At Friday’s board meeting, when Mock and her fiscal officer, Leslie Jones, presented a proposal for meeting a potential 10.5 percent budget cut that may
be required by the Legislature, board member Richard Phay asked why the board didn’t get individual department budgets in the agency.
“Honestly, we’ve just provided a summary because it’s much easier to grasp,” Jones said.
The full agency budget would have been too long to submit to the board, she said — 10 pages.
At the meeting, some members defended the agency’s management and were publicly dismissive of the audit findings.
“This audit looks like a witch hunt to me,” said Dr. John Wilkins, an ophthalmologist. “I think this is an incredible waste of taxpayers’ money.”

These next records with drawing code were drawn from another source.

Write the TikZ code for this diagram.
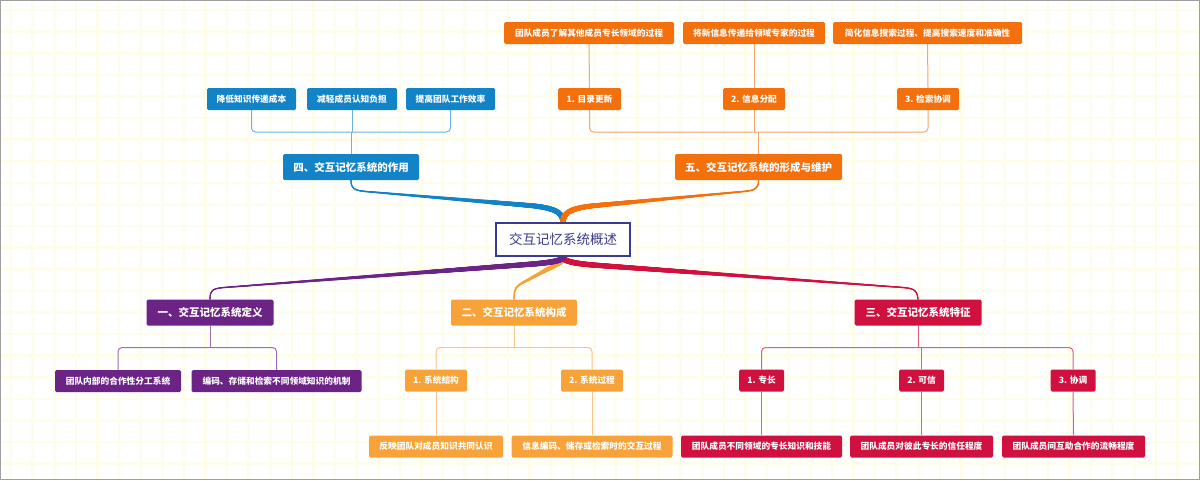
\documentclass[tikz,border=0pt]{standalone}
\usepackage{fontspec}
\setmainfont{Noto Sans CJK SC}
\usetikzlibrary{decorations.markings,calc}
\definecolor{cBlue}{HTML}{1283C6}
\definecolor{cBlueL}{HTML}{6DB3E0}
\definecolor{cOr}{HTML}{F4700D}
\definecolor{cOrL}{HTML}{F2A76E}
\definecolor{cPu}{HTML}{6B2385}
\definecolor{cPuL}{HTML}{9E70B2}
\definecolor{cLo}{HTML}{F8A23A}
\definecolor{cLoL}{HTML}{F7C68E}
\definecolor{cRe}{HTML}{D0103F}
\definecolor{cReL}{HTML}{DB5F80}
\definecolor{cNavy}{HTML}{3A3A8E}
\definecolor{cGrid}{HTML}{FDFDE9}
\pgfdeclarelayer{bg}
\pgfsetlayers{bg,main}
\begin{document}
\begin{tikzpicture}[x=1pt,y=-1pt,
  box/.style={rounded corners=1.5pt, inner sep=0pt, text=white, align=center, anchor=center},
  mainb/.style={box, fill=#1, minimum height=26pt, font=\fontsize{10.5}{12}\selectfont\bfseries},
  smallb/.style={box, fill=#1, minimum height=22pt, font=\fontsize{8.7}{10}\selectfont\bfseries},
  bus/.style={draw=#1, line width=1pt, rounded corners=4pt},
  taper/.style={draw=#1, line width=1.1pt, postaction={decorate, decoration={markings,
     mark=between positions 0 and 1 step 0.4pt with {%
       \pgfmathsetmacro\tr{0.55+2.3*\pgfkeysvalueof{/pgf/decoration/mark info/distance from start}/\pgfdecoratedpathlength}%
       \fill[#1] (0,0) circle[radius=\tr pt];}}}}
]
\useasboundingbox (0,0) rectangle (1200,480);
\begin{pgfonlayer}{bg}
\fill[white] (0,0) rectangle (1200,480);
\foreach \i in {0,...,55} \draw[cGrid, line width=2.6pt] ({11+21.6*\i},0) -- ({11+21.6*\i},480);
\foreach \j in {0,...,22} \draw[cGrid, line width=2.6pt] (0,{10+21.6*\j}) -- (1200,{10+21.6*\j});
\end{pgfonlayer}

% root
\node[draw=cNavy, line width=1.2pt, fill=white, text=cNavy, minimum width=134pt, minimum height=33pt, inner sep=0pt, font=\fontsize{13.5}{15}\selectfont] (root) at (563,239.5) {交互记忆系统概述};

% blue
\node[mainb=cBlue, minimum width=136pt] (n4) at (351,167) {四、交互记忆系统的作用};
\node[smallb=cBlue, minimum width=89pt] (a1) at (251.5,99) {降低知识传递成本};
\node[smallb=cBlue, minimum width=90pt] (a2) at (352,99) {减轻成员认知负担};
\node[smallb=cBlue, minimum width=89pt] (a3) at (450.5,99) {提高团队工作效率};

% orange
\node[mainb=cOr, minimum width=167pt] (n5) at (758.5,167) {五、交互记忆系统的形成与维护};
\node[smallb=cOr, minimum width=63pt] (b1) at (589.5,99) {1. 目录更新};
\node[smallb=cOr, minimum width=62pt] (b2) at (754,99) {2. 信息分配};
\node[smallb=cOr, minimum width=62pt] (b3) at (928,99) {3. 检索协调};
\node[smallb=cOr, minimum width=170pt] (d1) at (589,33) {团队成员了解其他成员专长领域的过程};
\node[smallb=cOr, minimum width=142pt] (d2) at (754,33) {将新信息传递给领域专家的过程};
\node[smallb=cOr, minimum width=189pt] (d3) at (927.5,33) {简化信息搜索过程、提高搜索速度和准确性};

% purple
\node[mainb=cPu, minimum width=127pt] (n1) at (210,312.5) {一、交互记忆系统定义};
\node[smallb=cPu, minimum width=126pt] (p1) at (118,381) {团队内部的合作性分工系统};
\node[smallb=cPu, minimum width=170pt] (p2) at (276.5,381) {编码、存储和检索不同领域知识的机制};

% light orange
\node[mainb=cLo, minimum width=126pt] (n2) at (514,312.5) {二、交互记忆系统构成};
\node[smallb=cLo, minimum width=62pt] (q1) at (436,380.5) {1. 系统结构};
\node[smallb=cLo, minimum width=62pt] (q2) at (592,380.5) {2. 系统过程};
\node[smallb=cLo, minimum width=134pt] (r1) at (436,446.5) {反映团队对成员知识共同认识};
\node[smallb=cLo, minimum width=161pt] (r2) at (592,446.5) {信息编码、储存或检索时的交互过程};

% crimson
\node[mainb=cRe, minimum width=127pt] (n3) at (918,312.5) {三、交互记忆系统特征};
\node[smallb=cRe, minimum width=45pt] (s1) at (761.5,380.5) {1. 专长};
\node[smallb=cRe, minimum width=45pt] (s2) at (921.5,380.5) {2. 可信};
\node[smallb=cRe, minimum width=45pt] (s3) at (1073,380.5) {3. 协调};
\node[smallb=cRe, minimum width=161pt] (t1) at (761.5,446.5) {团队成员不同领域的专长知识和技能};
\node[smallb=cRe, minimum width=143pt] (t2) at (921.5,446.5) {团队成员对彼此专长的信任程度};
\node[smallb=cRe, minimum width=143pt] (t3) at (1073.5,446.5) {团队成员间互助合作的流畅程度};

\coordinate (h4) at (0,132);
\coordinate (h5) at (0,132);
\coordinate (h1) at (0,347.5);
\coordinate (h2) at (0,347.5);
\coordinate (h3) at (0,347.5);

\begin{pgfonlayer}{bg}
% bus connectors
\draw[bus=cBlueL] (a1.south) -- (a1.south |- h4) -- (a3.south |- h4) -- (a3.south);
\draw[bus=cBlueL] (n4.north) -- (n4.north |- h4);
\draw[bus=cBlueL] (a2.south) -- (a2.south |- h4);

\draw[bus=cOrL] (b1.south) -- (b1.south |- h5) -- (b3.south |- h5) -- (b3.south);
\draw[bus=cOrL] (n5.north) -- (n5.north |- h5);
\draw[bus=cOrL] (b2.south) -- (b2.south |- h5);
\draw[bus=cOrL] (d1.south) -- (b1.north);
\draw[bus=cOrL] (d2.south) -- (b2.north);
\draw[bus=cOrL] (d3.south) -- (b3.north);

\draw[bus=cPuL] (p1.north) -- (p1.north |- h1) -- (p2.north |- h1) -- (p2.north);
\draw[bus=cPuL] (n1.south) -- (n1.south |- h1);

\draw[bus=cLoL] (q1.north) -- (q1.north |- h2) -- (q2.north |- h2) -- (q2.north);
\draw[bus=cLoL] (n2.south) -- (n2.south |- h2);
\draw[bus=cLoL] (q1.south) -- (r1.north);
\draw[bus=cLoL] (q2.south) -- (r2.north);

\draw[bus=cReL] (s1.north) -- (s1.north |- h3) -- (s3.north |- h3) -- (s3.north);
\draw[bus=cReL] (n3.south) -- (n3.south |- h3);
\draw[bus=cReL] (s2.north) -- (s2.north |- h3);
\draw[bus=cReL] (s1.south) -- (t1.north);
\draw[bus=cReL] (s2.south) -- (t2.north);
\draw[bus=cReL] (s3.south) -- (t3.north);

% tapered main branches
\path[taper=cBlue] (n4.south) .. controls (351,189) and (355,190.5) .. (366,191.5) -- (530,205.5) .. controls (556,208) and (563,213) .. (root.north);
\path[taper=cOr] (n5.south) .. controls (758.5,189) and (754.5,190.5) .. (743,191.5) -- (596,205.5) .. controls (570,208) and (563,213) .. (root.north);
\path[taper=cLo] (n2.north) .. controls (514,289) and (516,286) .. (524,282) -- (550,268) .. controls (558,263.5) and (563,262) .. (root.south);
\path[taper=cRe] (n3.north) .. controls (917,290) and (914,288.5) .. (903,287.5) -- (593,265) .. controls (570,263) and (563,260.5) .. (root.south);
\path[taper=cPu] (n1.north) .. controls (210,290) and (213,288.5) .. (224,287.5) -- (533,264) .. controls (556,262) and (563,260) .. (root.south);
\end{pgfonlayer}

\draw[gray!75, line width=1.2pt] (0.6,0.6) rectangle (1199.4,479.4);
\end{tikzpicture}
\end{document}
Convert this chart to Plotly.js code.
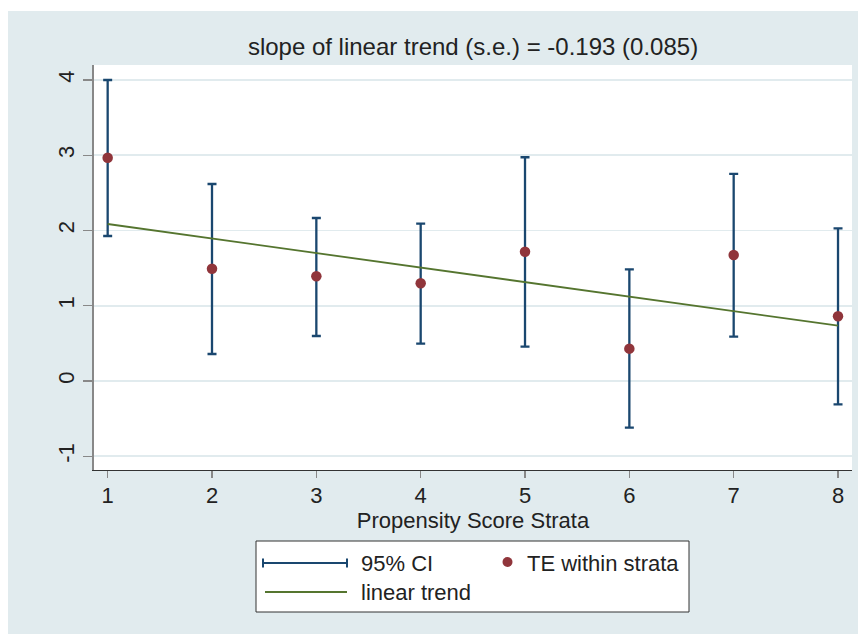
<!DOCTYPE html>
<html>
<head>
<meta charset="utf-8">
<script src="https://cdn.plot.ly/plotly-3.0.1.min.js"></script>
<style>html,body{margin:0;padding:0;background:#fff;}#chart{width:862px;height:634px;}</style>
</head>
<body>
<div id="chart"></div>
<script>
// ---- data ----
const strata = [1, 2, 3, 4, 5, 6, 7, 8];
const teWithin = [2.967, 1.492, 1.391, 1.298, 1.718, 0.430, 1.674, 0.860];
const ciLow  = [1.927, 0.359, 0.598, 0.496, 0.456, -0.620, 0.589, -0.310];
const ciHigh = [4.000, 2.618, 2.166, 2.091, 2.973, 1.484, 2.751, 2.029];
const trendX = [1, 8];
const trendY = [2.086, 0.735];
const xTickVals = [1, 2, 3, 4, 5, 6, 7, 8];
const yTickVals = [-1, 0, 1, 2, 3, 4];
const titleText = "slope of linear trend (s.e.) = -0.193 (0.085)";
const xTitle = "Propensity Score Strata";
const legendLabels = ["95% CI", "TE within strata", "linear trend"];

// ---- colours ----
const NAVY = "#1a476f", MAROON = "#90353b", GREEN = "#55752f";
const BG = "#e1ebee", GRID = "#e1ebee";
const FONT = "Liberation Sans, Arial, sans-serif";
const TXT = "#222";

// plot area in pixels: x 94..852, y 65..470
const L = 94, R = 852, T = 65, B = 470, W = 862, H = 634;
const px = v => (v - L) / (R - L);
const py = v => (B - v) / (B - T);

const traces = [
  {
    x: strata, y: teWithin, type: "scatter", mode: "markers", name: legendLabels[0],
    marker: {size: 10, color: "rgba(0,0,0,0)"},
    error_y: {type: "data", symmetric: false,
      array: ciHigh.map((h, i) => h - teWithin[i]),
      arrayminus: ciLow.map((l, i) => teWithin[i] - l),
      color: NAVY, thickness: 2.3, width: 4.5},
    showlegend: false, hoverinfo: "skip"
  },
  {
    x: trendX, y: trendY, type: "scatter", mode: "lines", name: legendLabels[2],
    line: {color: GREEN, width: 1.8}, showlegend: false
  },
  {
    x: strata, y: teWithin, type: "scatter", mode: "markers", name: legendLabels[1],
    marker: {size: 10.5, color: MAROON}, showlegend: false
  }
];

const shapes = [
  // white page border strips
  {type: "rect", xref: "paper", yref: "paper", x0: px(0), x1: px(W), y0: py(11), y1: py(0), fillcolor: "#fff", line: {width: 0}},
  {type: "rect", xref: "paper", yref: "paper", x0: px(0), x1: px(8), y0: py(H), y1: py(0), fillcolor: "#fff", line: {width: 0}},
  {type: "rect", xref: "paper", yref: "paper", x0: px(858), x1: px(W), y0: py(H), y1: py(0), fillcolor: "#fff", line: {width: 0}},
  // legend box
  {type: "rect", xref: "paper", yref: "paper", x0: px(256), x1: px(689), y0: py(612), y1: py(541), fillcolor: "#fff", line: {color: "#333", width: 1}},
  // CI key
  {type: "line", xref: "paper", yref: "paper", x0: px(263), x1: px(347), y0: py(563), y1: py(563), line: {color: NAVY, width: 2}},
  {type: "line", xref: "paper", yref: "paper", x0: px(263), x1: px(263), y0: py(558.5), y1: py(567.5), line: {color: NAVY, width: 2}},
  {type: "line", xref: "paper", yref: "paper", x0: px(347), x1: px(347), y0: py(558.5), y1: py(567.5), line: {color: NAVY, width: 2}},
  // TE key
  {type: "circle", xref: "paper", yref: "paper", x0: px(502.5), x1: px(512.5), y0: py(567), y1: py(557), fillcolor: MAROON, line: {width: 0}},
  // trend key
  {type: "line", xref: "paper", yref: "paper", x0: px(265), x1: px(347), y0: py(592), y1: py(592), line: {color: GREEN, width: 2}}
];

const annFont = {family: FONT, size: 22, color: TXT};
const annotations = [
  {xref: "paper", yref: "paper", x: px(359), y: py(563), xanchor: "left", yanchor: "middle", text: legendLabels[0], showarrow: false, font: annFont},
  {xref: "paper", yref: "paper", x: px(525), y: py(563), xanchor: "left", yanchor: "middle", text: legendLabels[1], showarrow: false, font: annFont},
  {xref: "paper", yref: "paper", x: px(359), y: py(592), xanchor: "left", yanchor: "middle", text: legendLabels[2], showarrow: false, font: annFont}
];

const layout = {
  width: W, height: H,
  paper_bgcolor: BG, plot_bgcolor: "#fff",
  margin: {l: L, r: W - R, t: T, b: H - B, pad: 0},
  font: {family: FONT, size: 22, color: TXT},
  showlegend: false,
  title: {text: titleText, font: {family: FONT, size: 24, color: TXT},
          xref: "paper", x: 0.5, xanchor: "center", yref: "container", y: 1 - 47 / H, yanchor: "middle"},
  xaxis: {
    range: [0.869, 8.134], tickvals: xTickVals, ticktext: xTickVals.map(String),
    showgrid: false, zeroline: false, showline: true, linecolor: "#333", linewidth: 1.3,
    ticks: "outside", ticklen: 7, tickwidth: 1.3, tickcolor: "#888", ticklabelstandoff: -2,
    tickfont: {family: FONT, size: 22, color: TXT},
    title: {text: xTitle, font: {family: FONT, size: 22, color: TXT}, standoff: 0},
    fixedrange: true
  },
  yaxis: {
    range: [-1.1827, 4.199], tickvals: yTickVals, ticktext: yTickVals.map(String),
    showgrid: true, gridcolor: GRID, gridwidth: 1.7, zeroline: false,
    showline: true, linecolor: "#888", linewidth: 2,
    ticks: "outside", ticklen: 9, tickwidth: 1.3, tickcolor: "#888", tickangle: -90,
    tickfont: {family: FONT, size: 22, color: TXT},
    fixedrange: true
  },
  shapes: shapes,
  annotations: annotations
};

Plotly.newPlot("chart", traces, layout, {displayModeBar: false, staticPlot: true});
</script>
</body>
</html>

Later, he said, “We’re not accountants. That’s not the primary goal of our mission.”
Mock complained that the agency had requested a “quality assurance” staffer to resolve the financial problems highlighted in past audits, but said state
budget writers denied the extra position. Roth, the board chairwoman, reiterated that complaint in her written response to the audit.
However, Ralls said there was a half-time person hired with federal stimulus funds to serve as a quality assurance officer during the 2009-11 budget cycle,
which ended in June. Roth said she wasn’t aware of that position.
New board member Carla McQuillan said agency leaders should stop arguing that the state is “picking on us” and improve their business management.
“Things have just been very sloppy,” McQuillan said.
Roth appears to have softened her stance after speaking with state auditors and Secretary of State Brown.
In an interview Tuesday, the board chairwoman said she would like to see “global changes” in how the agency is managed and how the board functions.
“I think that our role is going to be vastly different in the next months to come,” she said.
Clashes with blind managers
The board and Mock also face an ongoing state of rebellion by the blind business managers, who make a living running vending machines, coffee carts and
other food services in state, county and city buildings.
The blind managers argue the Commission for the Blind doesn’t aggressively enforce the federal Randolph-Sheppard Act, enacted in 1936, and the companion
state law, resulting in lost opportunities for blind people to gain business in public buildings.
Nationally, those programs provide 2,500 jobs to blind people, Stevenson said. But in Oregon, the agency has neglected the program, not even offering training
for the managers, he said.
“There has been a mindset in the Oregon Commission for the Blind not to expand the program,” or to use it as a “dumping ground” to place clients when they
can’t find any other jobs for them, Stevenson said.
Auditors found the agency has paid $416,000 in legal bills since 2007 just to respond to claims filed by the blind managers. In most cases. those were claims,
authorized by federal law, to prod the state to court more contracts for the program. The managers fought to get control of food concessions in state prisons,
in the U.S. Post Office in Northwest Portland, and in the SAIF headquarters in Salem, among other public facilities.
Seth said Stevenson has a conflict of interest as a blind businessman and president of the other major advocacy group, the National Federation of the Blind
of Oregon. However, she said there had been poor communication between the blind business managers and the agency for years.
“It’s like two children fighting each other; you just want to knock them in the head,” Seth said.
Mock often notes that the Business Enterprise Program involves about 1 percent of the clients served by her agency. She said that program, created in 1936,
relies on an “outmoded model” of rehabilitation for blind people that is very “paternalistic,” and leads to ongoing friction in the state agency.
The blind business owners have a more expansive view of their legal rights to state and local government buildings than state attorneys do, Mock said.
In one sign of the dysfunction within the agency and that program, Stevenson is one of the business owners who is not operating with a signed contract.
Stevenson refused to sign one, he said, because he didn’t think it granted him due process rights if he was terminated.